A woman central to the downfall of former Chinese Communist Party Politburo member Bo Xilai has returned to the public spotlight by interviewing the Swedish King Carl XVI Gustaf.
Jiang Feng Dolby, a former Chinese national television anchor, hosted The Nobel Files, a documentary filmed in Sweden about the Nobel Prize in Literature, which included an interview with members of the selecting committee and the Swedish monarch.
The show began to circulate widely on Thursday, after Southern Weekly, the Guangdong-based publication that commissioned the five-part documentary series, shared a link to it on its Sina Weibo microblog. The video has since been deleted.
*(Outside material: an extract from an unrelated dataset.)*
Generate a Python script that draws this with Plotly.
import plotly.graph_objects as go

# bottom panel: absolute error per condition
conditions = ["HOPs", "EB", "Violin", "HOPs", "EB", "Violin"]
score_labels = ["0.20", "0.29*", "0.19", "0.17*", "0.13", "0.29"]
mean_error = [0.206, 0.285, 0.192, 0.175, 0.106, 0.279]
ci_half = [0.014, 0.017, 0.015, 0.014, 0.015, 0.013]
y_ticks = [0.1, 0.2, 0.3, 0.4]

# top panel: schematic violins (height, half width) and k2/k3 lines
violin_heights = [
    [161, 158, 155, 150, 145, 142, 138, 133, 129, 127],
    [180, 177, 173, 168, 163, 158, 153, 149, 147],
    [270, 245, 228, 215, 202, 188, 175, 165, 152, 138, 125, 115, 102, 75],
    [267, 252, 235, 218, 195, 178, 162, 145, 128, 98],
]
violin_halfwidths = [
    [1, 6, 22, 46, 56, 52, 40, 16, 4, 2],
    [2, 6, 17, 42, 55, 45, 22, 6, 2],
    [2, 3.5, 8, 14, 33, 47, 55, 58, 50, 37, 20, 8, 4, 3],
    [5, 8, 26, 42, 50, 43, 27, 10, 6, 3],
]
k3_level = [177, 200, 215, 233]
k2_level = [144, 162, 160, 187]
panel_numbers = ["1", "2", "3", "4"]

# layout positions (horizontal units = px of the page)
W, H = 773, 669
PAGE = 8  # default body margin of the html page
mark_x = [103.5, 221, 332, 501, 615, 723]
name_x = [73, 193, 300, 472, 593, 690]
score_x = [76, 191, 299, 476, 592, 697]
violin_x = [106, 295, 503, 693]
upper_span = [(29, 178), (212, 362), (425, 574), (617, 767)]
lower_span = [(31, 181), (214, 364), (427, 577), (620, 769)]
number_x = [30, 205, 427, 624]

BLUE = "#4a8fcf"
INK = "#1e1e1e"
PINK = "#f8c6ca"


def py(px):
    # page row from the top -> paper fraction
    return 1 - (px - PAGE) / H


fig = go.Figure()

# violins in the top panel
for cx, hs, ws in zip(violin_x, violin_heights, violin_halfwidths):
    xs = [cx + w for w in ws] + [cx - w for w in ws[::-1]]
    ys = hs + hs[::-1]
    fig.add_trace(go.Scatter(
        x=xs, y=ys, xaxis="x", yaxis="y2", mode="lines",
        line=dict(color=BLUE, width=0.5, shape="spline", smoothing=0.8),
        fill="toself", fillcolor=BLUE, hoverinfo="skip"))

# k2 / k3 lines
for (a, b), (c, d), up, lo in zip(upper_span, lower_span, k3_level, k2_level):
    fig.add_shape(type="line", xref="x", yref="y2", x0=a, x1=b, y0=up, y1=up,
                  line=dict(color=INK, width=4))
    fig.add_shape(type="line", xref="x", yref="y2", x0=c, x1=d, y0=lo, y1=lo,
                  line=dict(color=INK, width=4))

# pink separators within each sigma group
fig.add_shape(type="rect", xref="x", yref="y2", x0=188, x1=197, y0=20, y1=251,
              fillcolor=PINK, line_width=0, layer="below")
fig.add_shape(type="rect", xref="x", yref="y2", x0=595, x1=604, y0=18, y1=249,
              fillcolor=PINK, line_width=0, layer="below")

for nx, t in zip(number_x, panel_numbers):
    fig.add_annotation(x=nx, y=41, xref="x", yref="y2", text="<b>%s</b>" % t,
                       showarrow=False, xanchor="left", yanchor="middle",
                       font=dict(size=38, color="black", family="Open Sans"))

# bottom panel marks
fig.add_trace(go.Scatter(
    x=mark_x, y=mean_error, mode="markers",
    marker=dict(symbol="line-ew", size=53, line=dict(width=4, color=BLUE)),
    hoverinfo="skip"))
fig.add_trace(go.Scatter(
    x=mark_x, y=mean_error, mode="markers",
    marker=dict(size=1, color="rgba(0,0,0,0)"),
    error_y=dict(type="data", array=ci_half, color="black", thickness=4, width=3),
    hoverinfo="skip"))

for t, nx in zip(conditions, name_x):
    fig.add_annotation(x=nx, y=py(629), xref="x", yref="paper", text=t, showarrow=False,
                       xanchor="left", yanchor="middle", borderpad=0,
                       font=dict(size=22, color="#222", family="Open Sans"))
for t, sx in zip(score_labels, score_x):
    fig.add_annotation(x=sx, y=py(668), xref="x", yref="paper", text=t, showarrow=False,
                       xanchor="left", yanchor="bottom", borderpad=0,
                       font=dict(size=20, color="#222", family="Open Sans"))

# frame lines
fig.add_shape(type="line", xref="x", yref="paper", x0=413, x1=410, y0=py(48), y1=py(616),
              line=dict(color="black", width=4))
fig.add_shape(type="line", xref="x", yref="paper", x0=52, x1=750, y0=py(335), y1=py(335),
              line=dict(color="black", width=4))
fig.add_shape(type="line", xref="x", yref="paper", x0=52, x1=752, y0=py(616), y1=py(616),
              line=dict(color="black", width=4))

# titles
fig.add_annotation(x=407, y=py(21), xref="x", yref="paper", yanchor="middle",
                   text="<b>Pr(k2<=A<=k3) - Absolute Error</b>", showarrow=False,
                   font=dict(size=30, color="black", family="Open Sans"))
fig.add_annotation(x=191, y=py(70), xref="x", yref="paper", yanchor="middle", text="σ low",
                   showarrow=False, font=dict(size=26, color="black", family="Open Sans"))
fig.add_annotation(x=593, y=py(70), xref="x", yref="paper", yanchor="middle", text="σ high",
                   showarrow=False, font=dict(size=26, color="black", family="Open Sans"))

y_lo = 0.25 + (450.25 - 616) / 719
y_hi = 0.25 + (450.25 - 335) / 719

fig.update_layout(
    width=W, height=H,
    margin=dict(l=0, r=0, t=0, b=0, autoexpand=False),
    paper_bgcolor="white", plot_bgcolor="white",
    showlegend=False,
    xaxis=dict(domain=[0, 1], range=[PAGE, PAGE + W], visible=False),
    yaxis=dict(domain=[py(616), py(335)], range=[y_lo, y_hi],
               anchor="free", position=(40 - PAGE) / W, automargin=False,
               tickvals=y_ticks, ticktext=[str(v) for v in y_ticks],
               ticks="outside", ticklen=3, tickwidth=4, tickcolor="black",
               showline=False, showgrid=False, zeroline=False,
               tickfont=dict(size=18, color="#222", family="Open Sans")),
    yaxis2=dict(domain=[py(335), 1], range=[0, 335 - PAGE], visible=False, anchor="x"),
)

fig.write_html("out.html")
The documentary was made in December last year, after Bo’s downfall and ahead of his trial, said Du Youke, a culture editor with Southern Weekly. A timestamp on a video of the documentary indicated that it was intended for broadcast in early August, two weeks before Bo stood trial and Jiang’s association with him became public knowledge.
Prosecutors presented a villa in Cannes she owned in southern France as key evidence for Bo’s guilt on charges of bribery. Jiang was the nominal owner of the villa, which once had belonged to Bo’s wife Gu Kailai, testimony revealed.
Jiang’s former lover, prominent entrepreneur Xu Ming, had bought the villa for Gu in 2001. It returned to Xu’s ownership in 2011 and was later passed to Jiang. It is not clear whether she is still the owner of the villa or whether she is facing prosecution for her involvement in the scheme.
Bo is serving a life sentence on charges of bribery, embezzlement and abuse of power. Gu is serving a suspended death sentence on murder charges. Xu, detained on suspicion of bribery and running an illegal operation following Bo’s downfall, testified at Bo’s trial and has not been seen since.
“Put people in the headlines who should be there,” Jiang wrote in a terse post on her Sina Weibo microblog, reacting to the flood of attention on Thursday. The former anchor, who became a British citizen by marriage in 2004 and has two children, is now living in Britain.
Jiang and the Southern Weekly did not respond to requests for comment.